With the end of the special session approaching, an influential lawmaker is moving ahead with a plan to remove controversial UT regent Wallace Hall.
The chairman of the House appropriations committee is moving forward with his quest to impeach a UT regent.
Jim Pitts, the Waxahachie Republican, filed a resolution Monday calling for the creation of a special committee on impeachment to consider whether Regent Wallace Hall deserves the boot.
Pitts has been among the most vocal legislators concerned that some UT regents, Hall chief among them, were on “witch hunts” to oust UT-Austin president Bill Powers. Hall’s repeated requests for information from UT-Austin have irked legislators, many of whom claim he is either micromanaging the campus or looking for dirt or both. During the regular session, Pitts attempted to hamstring the ability of some regents to micromanage UT institutions by adding punitive amendments to the state budget.
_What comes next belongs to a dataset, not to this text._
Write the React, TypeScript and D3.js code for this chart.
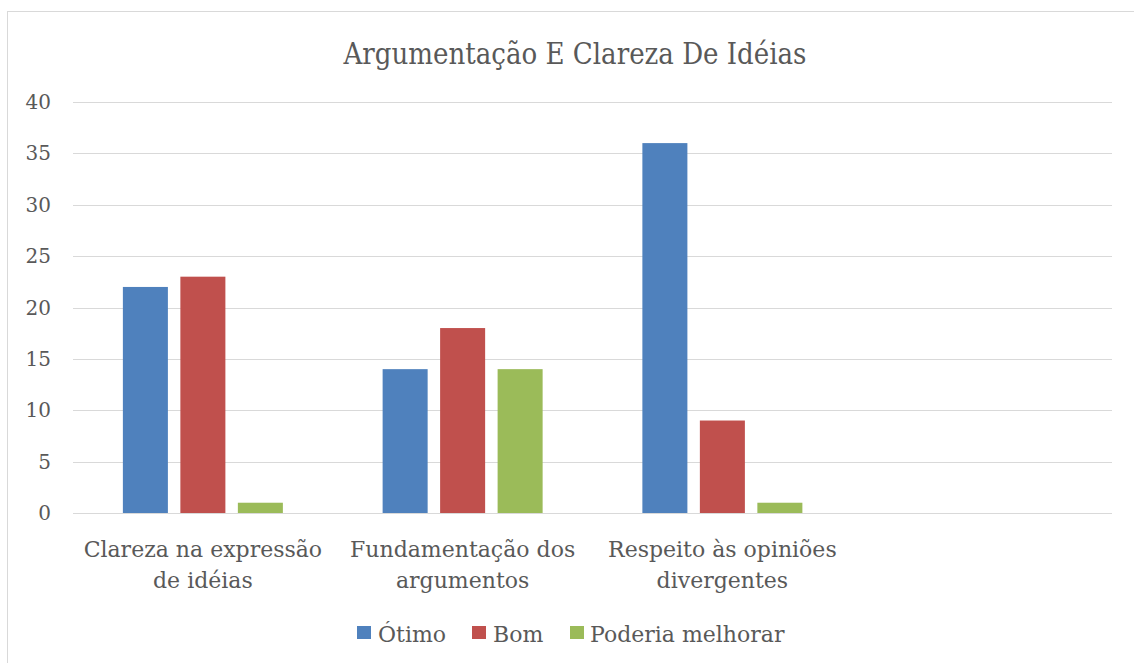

The subsequent revelation that Hall failed to disclose pertinent information in his application to become a UT regent further strained his relationship with legislators. Although Hall has since provided the information, Pitts at least seems to think it too little, too late.
Hall “may have obtained [his] office through misrepresentation of material facts regarding his experience and qualifications in a manner that violates the penal laws of this state,” the resolution reads. “Mr. Hall, through ongoing concealment of that misrepresentation, may have continued to violate the public trust and demonstrate continuing unfitness to hold office throughout his service on the board of regents.”
The rest of the resolution lays out Pitts’ main concerns: that Hall may have abused his office “by making numerous unreasonably burdensome, wasteful, and intrusive requests for information”; “exhibited behavior that calls into question his fitness for office”; and “violated the duties and responsibilities of his office.” Earlier this month, two of Hall’s fellow regents wrote to board chairman Gene Powell, expressing concern which Hall’s behavior, which they believe to be detrimental to the UT System.
Through a UT System spokeswoman, Hall declined to comment, but in a recent interview with Texas Monthly, Hall argued that one man’s micromanaging is another man’s due diligence. When it comes to the investigation of the UT Law School and its forgivable-loan program, Hall said the Board has never gotten a full examination of the facts, even from its own general counsel. The attorney general is now investigating the matter.
Up next for Pitts’ resolution is that it must be brought to the floor. There’s no telling if or when that might happen before the special session ends tomorrow. The House is adjourned until 1 p.m. Tuesday. There may also be another special session coming.
If the House manages to create the special committee on impeachment, the speaker would appoint seven members and a chair. That committee would have to recommend impeachment and the full House vote on it for the matter to make it to the Senate, where any official impeachment trial would take place.
Were Hall impeached, it would be an exceedingly rare event for the state. In 2007, Gov. Rick Perry told the state Senate that he wanted controversial Texas Southern University chair Belinda Griffin removed, though Griffin chose to retire. A preliminary review suggested that no UT System regent had ever been impeached.